Seis desses jovens, já formados, planejam abrir uma empresa. "Ninguém voltou para o crime", disse um deles, que virou monitor.

Coincidência
O prédio estava desocupado quando ONGs foram ao secretário estadual da Segurança Pública, Ronaldo Benedet, pedir um local para o projeto IPC (Incubadora Popular de Cooperativas).
"Confesso que foi coincidência. Mas a idéia mostrou que esse é o caminho: se com poucos recursos, se faz isso, imagine com grandes investimentos? Prevenir é muito mais barato", afirmou o secretário.
Benedet disse que a política de segurança de Santa Catarina não tem grandes fórmulas. "Todo mundo bate nas conseqüências dos crimes. Mas e as causas? Procuramos valorizar a polícia. Mas sem o trabalho social, a ação da polícia é quase inócua."
Para o professor de Antropologia da UFSC (Universidade Federal de Santa Catarina) Teófilos Rifiolis, a distribuição do Estado em pequenas cidades é um dos fatores principais dos baixos índices criminais em relação ao restante do país.

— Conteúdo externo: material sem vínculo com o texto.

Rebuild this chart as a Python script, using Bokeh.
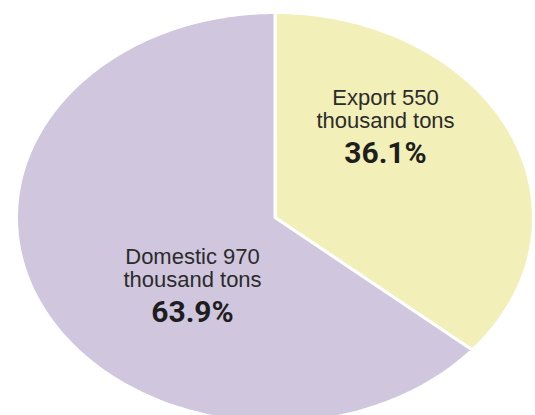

A maior cidade, Joinville, tem 500 mil pessoas. Municípios menores, segundo Rifiolis, significam mais ordem urbana e menos bolsões de miséria. "Um das prioridades do governo é combater o êxodo rural. Com isso, vamos evitar que as cidades cresçam de forma desordenada", disse o secretário da Segurança.

Vizinho solidário
Também com objetivo de descentralização das ações, o Estado incentivou a criação de Consegs (Conselhos Comunitários de Segurança). Hoje, existem 253 conselhos, em 131 cidades. A vigilância com a ajuda de vizinhos é um dos principais projetos em andamento.
"Não queremos que as pessoas sejam medrosas. O Brasil acabou criando um bando de covardes, que se escondem atrás de muros", afirmou Rubens Silveira, presidente do Conseg Jurerê/Forte/Daniela.
Em Jurerê, o administrador aposentado Nelson Marque de Oliveira, 69, foi salvo duas vezes por vizinhos. Na primeira, oito anos atrás, uma vizinha viu estranhos forçando a porta dos fundos. Oliveira estava em casa, com a mulher grávida de nove meses. Os criminosos foram presos. Em outra vez, um vizinho percebeu um estranho na garagem de Oliveira. O ladrão também foi preso.